How to Become a Private Military Contractor without military experience

Post Date: October 12, 2021 | Category: Around the World, General Information

If you want to become a private military contractor without military experience, make sure that you do careful research on the companies hiring non-military PMCs before you submit your application.

Well-known companies in the United States that you can consider looking into are G4S, KBR, Academi, Vinnell Corporation, and Northbridge Services Group. You can look for other top organizations online.

Each of the companies will have different job openings listed, so choose the one that suits your skills and experience best.

Most of the time, PMC positions that do not require military experience are firefighter, records manager, security alarm monitor, armor vehicle technician, driver attendant, water treatment plant operator, background investigator, proposal writer or manager, and unarmed security officer, among others.

The positions will have distinct private military contractor requirements that you must satisfy in order to make it into the interview round. So, make sure that you know your qualifications well.

Defense Contractor Employment

Defense contractors hire employees in a number of occupations. They employ engineers, human resources specialists, information technology professionals, finance executives, business development experts, lawyers, and production and maintenance staff.

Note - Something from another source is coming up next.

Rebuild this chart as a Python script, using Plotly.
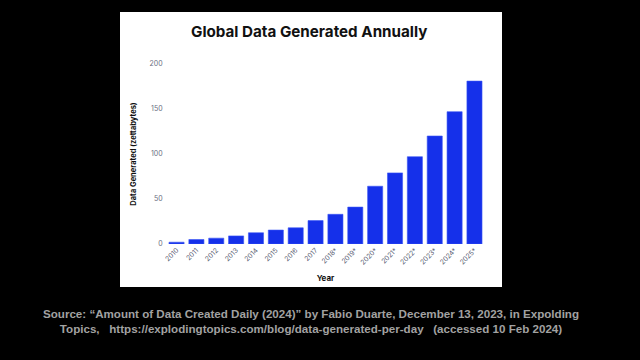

They also offer career paths, such as management training programs that prepare new and seasoned workers alike with opportunities for advancement, regardless of whether they served in the military.

Military Advantage

If you have a military background, you might have a leg up on the competition based on your familiarity with military and defense concepts. You could rank at the top of the shortlist if you have a security clearance that's either active or easily reactivated because many jobs with defense contractors require a security clearance. Private employers, such as Raytheon, sponsor programs for transitioning military candidates because the company "values the strategic and tactical talents that only veterans can offer."